[Goal]: In the data below, find every line that has the string "matplotlib", and copy it.
--- BEGIN ---
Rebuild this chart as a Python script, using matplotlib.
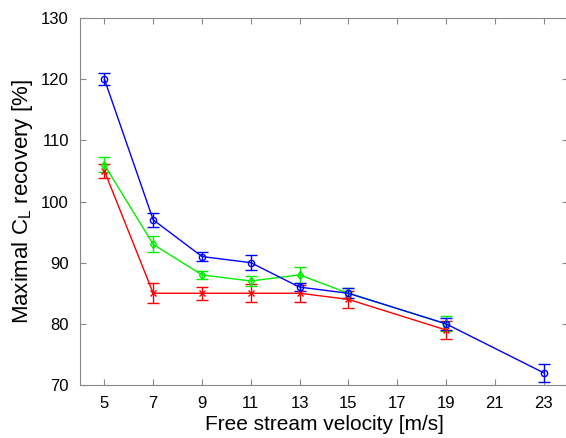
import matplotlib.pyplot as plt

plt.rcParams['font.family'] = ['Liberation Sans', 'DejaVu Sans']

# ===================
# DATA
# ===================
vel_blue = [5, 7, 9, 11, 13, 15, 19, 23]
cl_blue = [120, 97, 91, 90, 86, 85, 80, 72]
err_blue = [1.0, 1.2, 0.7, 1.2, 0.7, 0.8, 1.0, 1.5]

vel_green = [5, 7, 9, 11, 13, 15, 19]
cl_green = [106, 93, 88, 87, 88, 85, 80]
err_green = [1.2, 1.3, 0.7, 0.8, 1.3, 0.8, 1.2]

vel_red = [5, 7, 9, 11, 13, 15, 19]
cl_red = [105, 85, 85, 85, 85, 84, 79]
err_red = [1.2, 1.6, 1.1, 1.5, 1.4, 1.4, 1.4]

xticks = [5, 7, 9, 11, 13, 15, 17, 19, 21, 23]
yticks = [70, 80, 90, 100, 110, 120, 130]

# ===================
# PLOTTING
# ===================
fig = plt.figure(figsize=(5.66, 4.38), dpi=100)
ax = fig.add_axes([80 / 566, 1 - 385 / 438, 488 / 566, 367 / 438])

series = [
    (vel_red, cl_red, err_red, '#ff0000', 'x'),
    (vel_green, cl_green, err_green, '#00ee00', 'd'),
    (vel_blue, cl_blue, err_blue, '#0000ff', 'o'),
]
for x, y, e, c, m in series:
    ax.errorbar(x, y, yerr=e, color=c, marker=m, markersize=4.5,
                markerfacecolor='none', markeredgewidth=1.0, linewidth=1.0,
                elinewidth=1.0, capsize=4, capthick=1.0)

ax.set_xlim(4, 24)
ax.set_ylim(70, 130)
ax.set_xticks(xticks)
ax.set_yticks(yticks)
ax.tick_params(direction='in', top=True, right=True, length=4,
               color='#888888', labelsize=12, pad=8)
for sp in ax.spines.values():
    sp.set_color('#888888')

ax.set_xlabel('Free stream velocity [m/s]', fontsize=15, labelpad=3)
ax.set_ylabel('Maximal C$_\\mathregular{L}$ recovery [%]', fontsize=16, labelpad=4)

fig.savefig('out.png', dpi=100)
--- END ---
[Exercise solution]:
Rebuild this chart as a Python script, using matplotlib.
import matplotlib.pyplot as plt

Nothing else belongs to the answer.